The best options for CDs when interest rates are low
July 07, 2011
You may not be seriously considering investing in a certificate of deposit this year. Even the best CD rates are at a historic low these days, and some aren't any better than the interest rates being paid for an online savings account.
To make matters worse for those searching for the best CD rates, the pace of inflation in some cases is higher than the rate for CDs. According to Forbes, for instance, as recently as April the best CD rates were five-year certificates of deposit paying 2.40 percent. At the time, the inflation rate was 3.16 percent, which means your money would lose value sitting in investments like that.
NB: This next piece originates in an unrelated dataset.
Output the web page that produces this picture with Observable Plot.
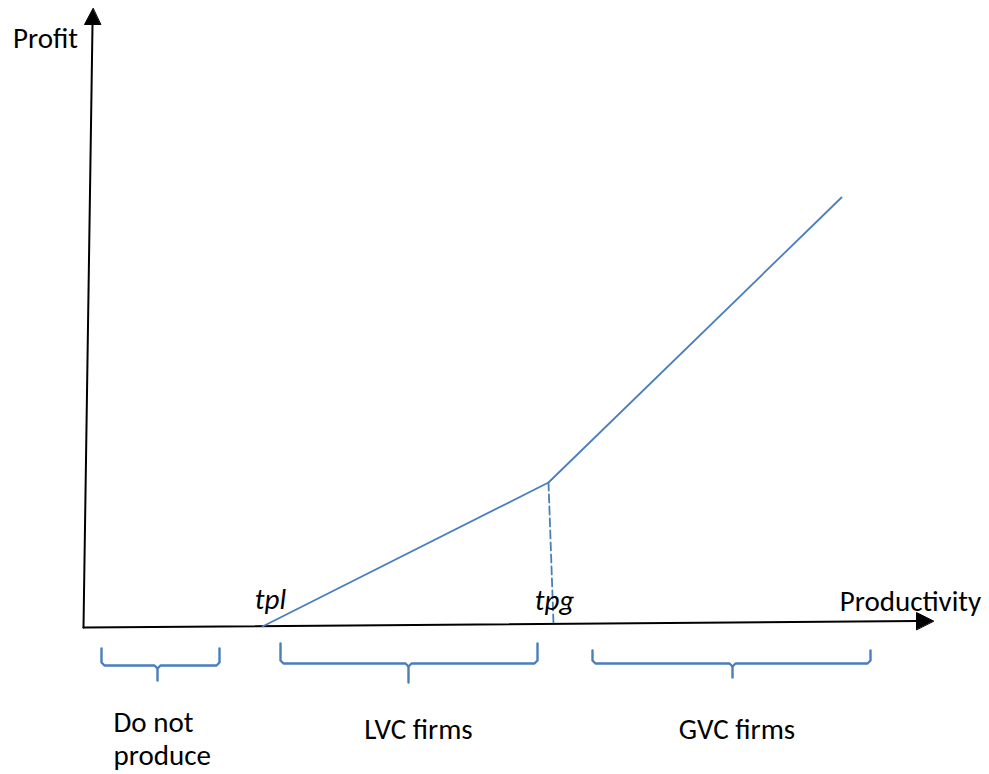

When even the best CD rates get better
But interest rates won't always be this low. According to the Wall Street Journal, many economists feel the Federal Reserve will start raising interest rates as soon as early next year, and once the Fed turns that corner, it often continues on that course for a while. For two years starting in June 2004, the Fed raised its target interest rate 17 consecutive times.
That means investments like money market funds--mutual funds that specialize in relatively safe, short-term investments--will start to look much more appealing. So will money market accounts and savings accounts; although interest rates for those products are averaging 0.17 percent, the Journal said, rising interest rates could put banks into a competition that prompts them to offer higher money market rates and better savings accounts.
The best rates for CDs are not as responsive. Although the interest rate for CDs will undoubtedly go up if the Fed raises its target interest rates, those rates could start to climb while you're stuck in a low-interest CD.
Other options for CDs
There are ways to profit from CDs when the interest rates are going up. Here are some products that might appeal to you:
- Unpenalized withdrawal CDs. Although most CDs will charge you for withdrawing your money before the term is up, some don't - and these are perfect for when there is an interest rate jump and you want to make some money off of it.
- Step-up CDs. These come with built-in interest rate increases that come up at specific intervals.
- Bump-up CDs. These allow investors the opportunity to request one interest rate increase to prevailing rates. The key is knowing when that interest rate has peaked.
There are some other options, too. One is to "ladder" your CDs, which means you invest in a number of different CDs and stagger the terms at which they will mature. That way you will always have some money come free--and available to re-invest at a higher interest rate.
Before buying any certificate of deposit, make sure you understand how long your money will be tied up and what that ramifications are if you need to withdraw early.